Petitioner, lastly, claims that respondent court erred in not dismissing respondent's petition for reinstatement on the ground that it was filed out of time.

The claim cannot be sustained. The present action, it will be observed, is an action to enforce an agreement and decision still valid and subsisting at the time the petition was filed. In fact, there are still pending with respondent court cases involving CIR Case No. 746-V (the main case) for decision. In other words, the dispute between the parties in CIR Case No. 746-V has not as yet been terminated. As to the effectiveness of an award, order, or decision of respondent court the law is clear and explicit (Sec. 17, Com. Act No. 103, as amended). Our decision in the case of Katipunan Labor Union vs. Caltex (Philippines) Inc., et al. (G.R. No. L-10337, prom. May 27, 1957), is in point, on the question of whether the petition (Annexes C and D) were filed out of time. In said case, as in the instant case, (CIR case No. 746-V [13]), the parties entered into an agreement respecting tenure of employment, among others. This was, in an order dated July 28, 1950, approved by respondent court. Five years later, or on August 1, 1955, a case incident to the main case was filed, involving the dismissal of an employee, contrary to the agreement. We gave due course to the case involving said dismissed employee, although it was filed 5 years after the approval of the agreement.

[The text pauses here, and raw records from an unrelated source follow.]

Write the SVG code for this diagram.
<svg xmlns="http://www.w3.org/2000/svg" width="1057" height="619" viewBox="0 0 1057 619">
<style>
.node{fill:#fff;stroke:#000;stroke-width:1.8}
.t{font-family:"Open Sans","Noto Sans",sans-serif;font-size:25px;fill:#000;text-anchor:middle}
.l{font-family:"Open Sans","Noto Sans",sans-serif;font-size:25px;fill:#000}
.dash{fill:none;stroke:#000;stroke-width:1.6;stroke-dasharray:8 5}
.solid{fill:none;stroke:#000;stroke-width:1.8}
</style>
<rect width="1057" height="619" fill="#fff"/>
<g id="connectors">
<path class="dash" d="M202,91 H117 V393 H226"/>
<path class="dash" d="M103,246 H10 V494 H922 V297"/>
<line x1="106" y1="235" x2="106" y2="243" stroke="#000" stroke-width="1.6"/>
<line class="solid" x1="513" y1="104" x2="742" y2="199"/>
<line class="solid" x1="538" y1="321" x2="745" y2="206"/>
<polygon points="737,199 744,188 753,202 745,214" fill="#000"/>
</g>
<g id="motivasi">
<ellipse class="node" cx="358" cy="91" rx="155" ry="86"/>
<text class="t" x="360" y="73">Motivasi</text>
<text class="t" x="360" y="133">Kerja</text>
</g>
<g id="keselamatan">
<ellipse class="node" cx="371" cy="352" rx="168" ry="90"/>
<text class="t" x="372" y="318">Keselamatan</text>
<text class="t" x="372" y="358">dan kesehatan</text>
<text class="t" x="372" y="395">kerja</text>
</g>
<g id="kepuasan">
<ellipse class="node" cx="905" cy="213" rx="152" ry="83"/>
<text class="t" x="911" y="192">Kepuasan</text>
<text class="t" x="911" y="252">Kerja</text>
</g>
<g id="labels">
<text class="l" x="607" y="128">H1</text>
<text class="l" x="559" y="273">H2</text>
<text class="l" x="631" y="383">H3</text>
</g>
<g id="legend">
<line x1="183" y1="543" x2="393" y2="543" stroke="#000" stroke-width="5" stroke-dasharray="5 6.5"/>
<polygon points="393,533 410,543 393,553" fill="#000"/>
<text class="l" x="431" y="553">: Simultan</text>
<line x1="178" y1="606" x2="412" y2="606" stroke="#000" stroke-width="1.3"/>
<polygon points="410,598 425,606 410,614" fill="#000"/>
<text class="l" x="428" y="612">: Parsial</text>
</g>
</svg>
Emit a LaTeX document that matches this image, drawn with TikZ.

In the instant case, respondent's right to reinstatement arose when the 19th BCT soldiers were recalled on September 27, 1955. the petitions for their reinstatement were filed on February 12 and 18, 1958. Pursuant to Section 17 of Commonwealth Act No. 103, as amended, and the pertinent facts in the cited case (Katipunan), respondents' petitions for reinstatement were not filed out of time.

Wherefore, finding no error in the order and resolution appealed from, the same are hereby affirmed, with costs against the petitioner. So ordered.

Paras, C.J., Bengzon, Padilla, Bautista Angelo, Labrador, Concepcion, Reyes, J.B.L., and Gutierrez David, JJ., concur.